Director Jaume Collet-Serra and the design team do a great job in every department but are let down by a derivative and baggy screenplay by Adam Sztykiel, Rory Haines and Sohrab Noshirvani that goes from one violent scene to another like a video game in order to paper over a plot both undercooked and overcooked. At one point, with the audience exhausted by all the carnage, they introduce skeletons who rise up as a legion from hell, just what we wanted.
They nicely include pockets of humor that DC has not always done well _ a recurring bit with ``Baby Come Back’’ and teaching Black Adam satire are fun” a Clint Eastwood gag fails _ and there may have been three natural endings piling up before the final, manipulative one. (“This can only end one way,” says the script. Don’t believe it.)
Amidst the punching superheroes are two humans - a rebel leader and her skateboard-and-comics-loving pre-teen son, played superbly by Sarah Shahi and Bodhi Sabongui, respectively. Comedian Mohammed Amer is a much-needed bolt of bright humor.

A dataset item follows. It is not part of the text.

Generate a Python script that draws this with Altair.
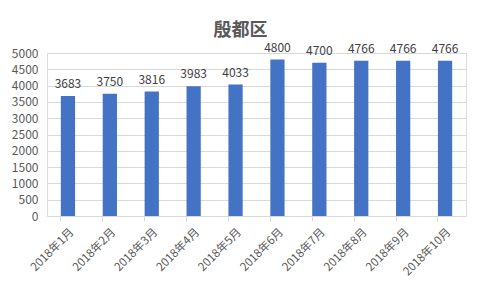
import altair as alt
import pandas as pd

months = ["2018年1月", "2018年2月", "2018年3月", "2018年4月", "2018年5月",
          "2018年6月", "2018年7月", "2018年8月", "2018年9月", "2018年10月"]
prices = [3683, 3750, 3816, 3983, 4033, 4800, 4700, 4766, 4766, 4766]

df = pd.DataFrame({"month": months, "price": prices})
FONT = "Noto Sans CJK SC"
GREY = "#595959"

base = alt.Chart(df).encode(
    x=alt.X("month:N", sort=months, title=None,
            scale=alt.Scale(paddingInner=0.66, paddingOuter=0.33),
            axis=alt.Axis(labelAngle=-45, labelFont=FONT, labelFontSize=11.5,
                          labelColor=GREY, domainColor="#D9D9D9", tickColor="#D9D9D9",
                          tickSize=5, bandPosition=0, labelPadding=5,
                          labelAlign="right", labelBaseline="top")),
    y=alt.Y("price:Q", title=None,
            scale=alt.Scale(domain=[0, 5000]),
            axis=alt.Axis(values=list(range(0, 5001, 500)), format="d", labelFont=FONT,
                          labelFontSize=12, labelColor=GREY, domain=False,
                          ticks=False, labelPadding=9, gridColor="#D9D9D9")),
)

bars = base.mark_bar(color="#4472C4")
labels = base.mark_text(baseline="bottom", dy=-5, font=FONT, fontSize=12,
                        color="#404040").encode(text="price:Q")

chart = (bars + labels).properties(
    width=419, height=163,
    autosize=alt.AutoSizeParams(type="none"),
    padding={"left": 47, "top": 53, "right": 15, "bottom": 73},
    title=alt.TitleParams("殷都区", font=FONT, fontSize=18, fontWeight="bold",
                          color=GREY, anchor="middle", dx=-16, offset=2),
).configure_view(stroke=None).configure(background="white")

chart.save("out.html", embed_options={"renderer": "svg", "actions": False})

Most intriguing _ and the angle most fruitful to lean into - is the notion of hero itself. The Justice Society members are shocked to find that they aren’t seen as heroic to the residents of Kahndaq, living 27 years under oppression. Black Adam has come to help, even if he’s a little more violent. Residents wonder where were the guys with all the superpowers for almost three decades while they suffered - a nice dig at Western nations.
"There are only heroes and villains. Heroes don’t kill people,’’ a confused Hawkman states. Black Adam replies: "Well, I do.’’ It is Shahiby’s character who notes that it’s easy to call someone a hero when you’re the one drawing the line.
The number of - ahem - call-backs to other films is pretty sad -"Tomb Raider,’’ "Back to the Future’’ and plenty of "Star Wars’’ (even, unforgivably, the line "You’re our only hope’’.) It’s a film that is sometimes self-aware, as when the kid urges Black Adam to come up with a catchphrase that will sell lunchboxes.
He does, but it makes little sense: "Tell them, `The man in black sent you.’’’ Wait, he was sent by someone else? Do they mean Johnny Cash? Actually that may be a clue. What the filmmakers probably had in mind was cash - selling those lunchboxes.